Aside from this factual error, both Nelly and T. I. continued to skirt the issue of their own responsibility. Yes, America is racist and sexist. Yes, America is materialistic but that doesn’t make it right! That doesn’t mean that we as black women should have to negotiate a world that has historical portrayed us to be less than human and continues to do so in a genre that should counter that stereotype.

We aren’t asking for “positive” images as we know that this does not necessarily ensure representations that reflect the multitude of ways black womanhood is embodied. But why is it that the only way T. I. and Nelly can talk about or depict us are bitches and hos? How does framing the conversation as though they are not talking about us make it ok? If you are talking about any women in a derogatory way it’s a problem.

We understand that to some extent, rappers are the puppets and ideological whipping boys of a largely untargeted white capitalist power structure. We know that Philippe Dauman of Viacom, Doug Morris of Universal Music Group, and Rolf Schmidt-Holtz of Sony/BMG names aren’t often mentioned when we discuss the problematic state of rap music though we do realize and wish to hold them accountable for their own culpability in all of this. Unfortunately Nelly and T.I. missed an opportunity to recognize their own role in supporting and perpetuating misogyny in hip hop on the program. Their role may be that of individuals, but it is still crucially important. It is absurd for these artists not to recognize their complicity. Seduced by financial incentives, these artists are participating in the production and distribution of these images at the expense of all black people.

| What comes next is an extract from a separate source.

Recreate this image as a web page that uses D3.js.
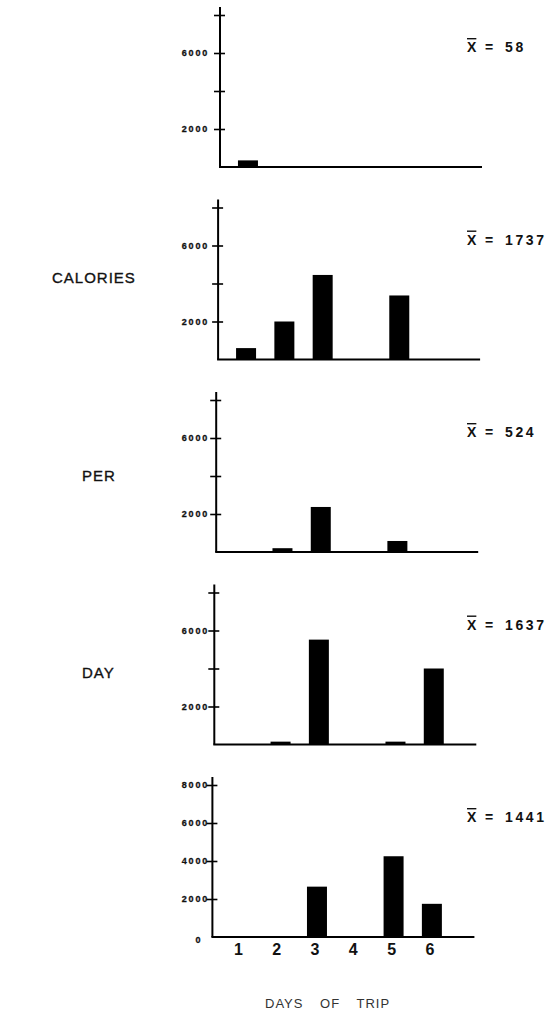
<!DOCTYPE html>
<html lang="en">
<head>
    <meta charset="UTF-8">
    <title>Calories per day of trip</title>
    <style>
        body { margin: 0; background: #fff; }
        #chart { display: block; }
        .ylab { font: bold 9px 'Liberation Sans', Arial, sans-serif; letter-spacing: 1.8px; fill: #111; stroke: #111; stroke-width: 0.3px; }
        .xlab { font: bold 16px 'Liberation Sans', Arial, sans-serif; fill: #111; }
        .mean { font: bold 14px 'Liberation Sans', Arial, sans-serif; fill: #111; }
        .side { font: 15px 'Liberation Sans', Arial, sans-serif; letter-spacing: 1px; fill: #111; stroke: #111; stroke-width: 0.35px; }
        .title { font: 13px 'Liberation Sans', Arial, sans-serif; letter-spacing: 1px; word-spacing: 12px; fill: #333; }
    </style>
</head>
<body>
    <svg id="chart" width="551" height="1016"></svg>
    <script src="https://d3js.org/d3.v7.min.js"></script>
    <script>
        // values, one row per subject
        const days = [1, 2, 3, 4, 5, 6];
        const subjectMeans = [58, 1737, 524, 1637, 1441];
        const calories1 = [348, 0, 0, 0, 0, 0];
        const calories2 = [600, 2000, 4450, 0, 3370, 0];
        const calories3 = [0, 200, 2370, 0, 580, 0];
        const calories4 = [0, 150, 5520, 0, 150, 4000];
        const calories5 = [0, 0, 2650, 0, 4250, 1746];
        const panels = [calories1, calories2, calories3, calories4, calories5];
        const yTicks = [2000, 4000, 6000, 8000];
        const yLabels = [2000, 6000];
        const yLabelsBottom = [0, 2000, 4000, 6000, 8000];
        const sideLabels = ["CALORIES", "PER", "DAY"];
        const xTitle = "DAYS OF TRIP";

        const svg = d3.select("#chart");

        const panelH = 152,
            axisLen = 262;

        const x = d3.scaleLinear().domain([0.27, 7.11]).range([0, axisLen]);
        const y = d3.scaleLinear().domain([0, 8000]).range([panelH, 0]);
        const barW = 20;

        panels.forEach((vals, i) => {
            const top = 15 + i * 192.5,
                axisX = 220 - i * 1.9,
                last = i === panels.length - 1;
            const g = svg.append("g").attr("transform", `translate(${axisX},${top})`);

            // bars
            g.selectAll("rect")
                .data(days.map((d, k) => ({ day: d, v: vals[k] })).filter(d => d.v > 0))
                .enter().append("rect")
                .attr("x", d => x(d.day) - barW / 2)
                .attr("width", barW)
                .attr("y", d => y(d.v))
                .attr("height", d => y(0) - y(d.v))
                .attr("fill", "#000");

            // y axis with cross ticks
            const ax = g.append("g")
                .call(d3.axisLeft(y).tickValues(yTicks).tickSize(6).tickFormat(""));
            ax.select(".domain").remove();
            ax.selectAll(".tick line").attr("stroke", "#000").attr("stroke-width", 1.6);
            ax.selectAll(".tick").append("line")
                .attr("x1", 0).attr("x2", 5)
                .attr("stroke", "#000").attr("stroke-width", 1.6);

            g.append("line")
                .attr("x1", 0).attr("x2", 0)
                .attr("y1", -8).attr("y2", y(0))
                .attr("stroke", "#000").attr("stroke-width", 2);
            g.append("line")
                .attr("x1", -1).attr("x2", axisLen)
                .attr("y1", y(0)).attr("y2", y(0))
                .attr("stroke", "#000").attr("stroke-width", 2);

            // tick labels, right aligned on a common edge
            const labs = last ? yLabelsBottom.filter(v => v > 0) : yLabels;
            g.selectAll(".ylab")
                .data(labs)
                .enter().append("text")
                .attr("class", "ylab")
                .attr("x", 209 - axisX)
                .attr("y", d => y(d))
                .attr("dy", "0.35em")
                .attr("text-anchor", "end")
                .text(d => d);

            if (last) {
                g.append("text")
                    .attr("class", "ylab")
                    .attr("x", 199 - axisX)
                    .attr("y", y(0) + 3)
                    .attr("dy", "0.35em")
                    .attr("text-anchor", "middle")
                    .text(yLabelsBottom[0]);

                const xa = g.append("g")
                    .attr("transform", `translate(0,${y(0)})`)
                    .call(d3.axisBottom(x).tickValues(days).tickSize(0).tickPadding(7)
                        .tickFormat(d3.format("d")));
                xa.select(".domain").remove();
                xa.selectAll("text")
                    .attr("class", "xlab")
                    .attr("dx", -2.5)
                    .attr("font-size", null)
                    .attr("font-family", null);
            }

            // mean label
            const m = svg.append("g").attr("transform", `translate(0,${top + 37})`);
            m.append("text").attr("class", "mean").attr("x", 467)
                .append("tspan").attr("text-decoration", "overline").text("X");
            m.append("text").attr("class", "mean").attr("x", 485).text("=");
            m.append("text").attr("class", "mean").attr("x", 505)
                .attr("letter-spacing", 2.6)
                .text(subjectMeans[i]);
        });

        // left side labels
        sideLabels.forEach((t, k) => {
            svg.append("text")
                .attr("class", "side")
                .attr("x", [52, 82, 82][k])
                .attr("y", 278 + k * 197.5)
                .attr("dy", "0.35em")
                .text(t);
        });

        svg.append("text")
            .attr("class", "title")
            .attr("x", 265)
            .attr("y", 1003)
            .attr("dy", "0.35em")
            .text(xTitle);
    </script>
</body>
</html>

These images and lyrics, that suggest that black women are only hypersexual objects for male enjoyment are broadcast globally and are the primary images and representations of African-American women that people see. It reinforces stereotypes that white Europeans had about black women since we were “discovered” on the shores of Africa. Black men are portrayed as violent, brutal, equally hypersexual, and materialistic. It suggests that we have no hopes no dreams outside material gains and sex.

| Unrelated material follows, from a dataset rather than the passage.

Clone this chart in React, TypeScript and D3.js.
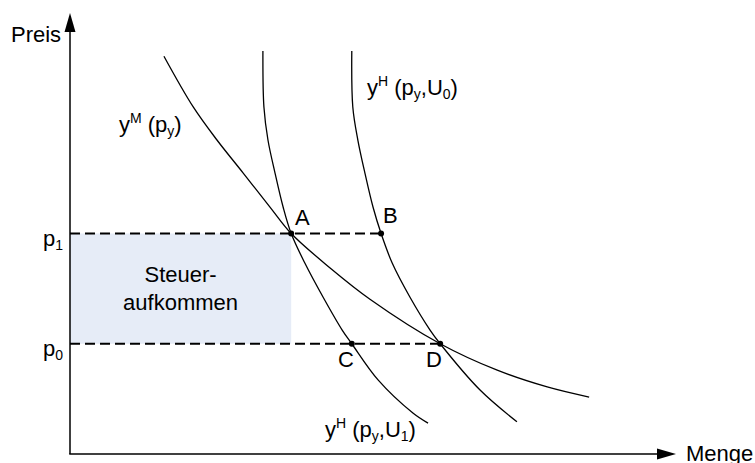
import React from 'react';
import * as d3 from 'd3';

// curve points (Menge, Preis)
const marshall: [number, number][] = [
  [1.86, 9.02], [2.44, 7.87], [2.91, 7.12], [3.43, 6.37], [3.96, 5.6], [4.38, 5.0],
  [5.15, 4.22], [5.94, 3.51], [7.33, 2.5], [8.46, 1.9], [9.45, 1.52], [10.28, 1.29],
];
const hicksU1: [number, number][] = [
  [3.82, 9.14], [3.84, 7.87], [3.92, 7.12], [4.06, 6.37], [4.22, 5.6], [4.38, 5.0],
  [4.65, 4.33], [5.01, 3.56], [5.39, 2.81], [5.58, 2.5], [6.1, 1.68], [6.79, 0.93], [7.09, 0.7],
];
const hicksU0: [number, number][] = [
  [5.58, 9.14], [5.6, 7.87], [5.7, 7.12], [5.84, 6.37], [6.0, 5.6], [6.16, 5.0],
  [6.38, 4.33], [6.73, 3.56], [7.13, 2.81], [7.33, 2.5], [8.12, 1.45], [8.85, 0.73],
];

const pointNames = ['A', 'B', 'C', 'D'];
const pointQ = [4.38, 6.16, 5.58, 7.33];
const pointP = [5.0, 5.0, 2.5, 2.5];

const p1 = 5.0;
const p0 = 2.5;

const width = 755;
const height = 463;
const font = '"Liberation Sans", Arial, sans-serif';

const x = d3.scaleLinear().domain([0, 12]).range([70, 676]);
const y = d3.scaleLinear().domain([0, 10]).range([454, 13]);

const line = d3.line<[number, number]>()
  .x(d => x(d[0]))
  .y(d => y(d[1]))
  .curve(d3.curveCatmullRom.alpha(0.5));

const Sub = ({ t }: { t: string }) => (
  <tspan fontSize={14} dy={4}>{t}</tspan>
);

const App = () => {
  const x0 = x(0);
  const y0 = y(0);
  const yTop = y(10);
  const xEnd = x(12);
  const boxMid = (x0 + x(pointQ[0])) / 2;

  return (
    <svg width={width} height={height} style={{ position: 'absolute', left: 0, top: 0, background: '#fff' }}
      fontFamily={font} fontSize={22} fill="#000">
      {/* tax revenue box */}
      <rect x={x0} y={y(p1)} width={x(pointQ[0]) - x0} height={y(p0) - y(p1)} fill="#e6ecf7" />
      <text x={boxMid} y={282} textAnchor="middle">Steuer-</text>
      <text x={boxMid} y={310} textAnchor="middle">aufkommen</text>

      {/* dashed price lines */}
      <line x1={x0} x2={x(pointQ[1])} y1={y(p1)} y2={y(p1)} stroke="#000" strokeWidth={2} strokeDasharray="10,5" />
      <line x1={x0} x2={x(pointQ[3])} y1={y(p0)} y2={y(p0)} stroke="#000" strokeWidth={2} strokeDasharray="10,5" />

      {/* axes */}
      <line x1={x0} x2={x0} y1={y0} y2={yTop + 15} stroke="#000" strokeWidth={1.5} />
      <path d={`M${x0},${yTop} L${x0 - 5.5},${yTop + 19} L${x0 + 5.5},${yTop + 19} Z`} fill="#000" />
      <line x1={x0 - 0.75} x2={xEnd - 15} y1={y0} y2={y0} stroke="#000" strokeWidth={1.5} />
      <path d={`M${xEnd},${y0} L${xEnd - 19},${y0 - 5.5} L${xEnd - 19},${y0 + 5.5} Z`} fill="#000" />
      <text x={11} y={42}>Preis</text>
      <text x={686} y={461}>Menge</text>

      {/* price labels */}
      <text x={43} y={246}>p<Sub t="1" /></text>
      <text x={43} y={356}>p<Sub t="0" /></text>

      {/* curves */}
      {[marshall, hicksU1, hicksU0].map((c, i) => (
        <path key={i} d={line(c) || ''} fill="none" stroke="#000" strokeWidth={1.3} />
      ))}

      {/* points */}
      {pointNames.map((n, i) => (
        <circle key={n} cx={x(pointQ[i])} cy={y(pointP[i])} r={3} fill="#000" />
      ))}
      <text x={295} y={225}>A</text>
      <text x={383} y={223}>B</text>
      <text x={338} y={367}>C</text>
      <text x={426} y={367}>D</text>

      {/* curve labels */}
      <text x={119} y={132}>y<tspan fontSize={14} dy={-9}>M</tspan><tspan dy={9}> (p</tspan><Sub t="y" /><tspan dy={-4}>)</tspan></text>
      <text x={367} y={95}>y<tspan fontSize={14} dy={-9}>H</tspan><tspan dy={9}> (p</tspan><Sub t="y" /><tspan dy={-4}>,U</tspan><Sub t="0" /><tspan dy={-4}>)</tspan></text>
      <text x={325} y={437}>y<tspan fontSize={14} dy={-9}>H</tspan><tspan dy={9}> (p</tspan><Sub t="y" /><tspan dy={-4}>,U</tspan><Sub t="1" /><tspan dy={-4}>)</tspan></text>
    </svg>
  );
};

export default App;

It makes it seem as though black musicians can’t rhyme about anything other than sex, money, and violence. We are tired of trying to defend hip hop when it becomes indefensible. We are tired of hearing music that assaults our very humanity. We are tired of hearing girls complain about being assaulted in clubs, or by partners, or strangers, of being called bitches and hos, of being cursed out because we didn’t want to give someone a number, of trying to reason with record companies and artists and convince them their actions impact the daily lives of black women in this country and abroad.

Now we find it is no longer a racially unifying act of resistance to challenge these images within the black community, but rather a divisive battle that pits black men against black women, artists and cultural critics, etc. The very title of the program “Hip Hop vs. America” presented a different agenda and encouraged this division which contributed to the defensive manner of some of the panelists. Spaces for unifying conversations and healing must be generated, where perspectives from women are equally honored and respected. Panelist who can speak to that sort of nuanced and complex conversation were not present. What about hip hop scholars Joan Morgan or Tricia Rose, MC and hip hop activist Toni Blackman, self-proclaimed feminist men Byron Hurt and Mark Anthony Neal?

We speak out because once again our actions were silenced and misread. We speak out because once again we are talked about instead of being included in the conversation. We speak out so that we can say we did, even if no one is listening.


Moya Bailey and Leana Cabral

wow... ok for a sister who has given up on television. what happened?
and yo whats up with the artists/cultural critics dichotomy? am i supposed to oppose myself? someone clue me in!
you were supposed t oppose yourself, as bet had it structured.

it was a mess nelly basically implicated spelman in the death of his sister.

It was a circus really, see if you can catch it on you tube you know someone prob. put it up
nicely done.
BET, MTV,and Vh1, should chabge they way they view black people because the way I see it it comes off racist.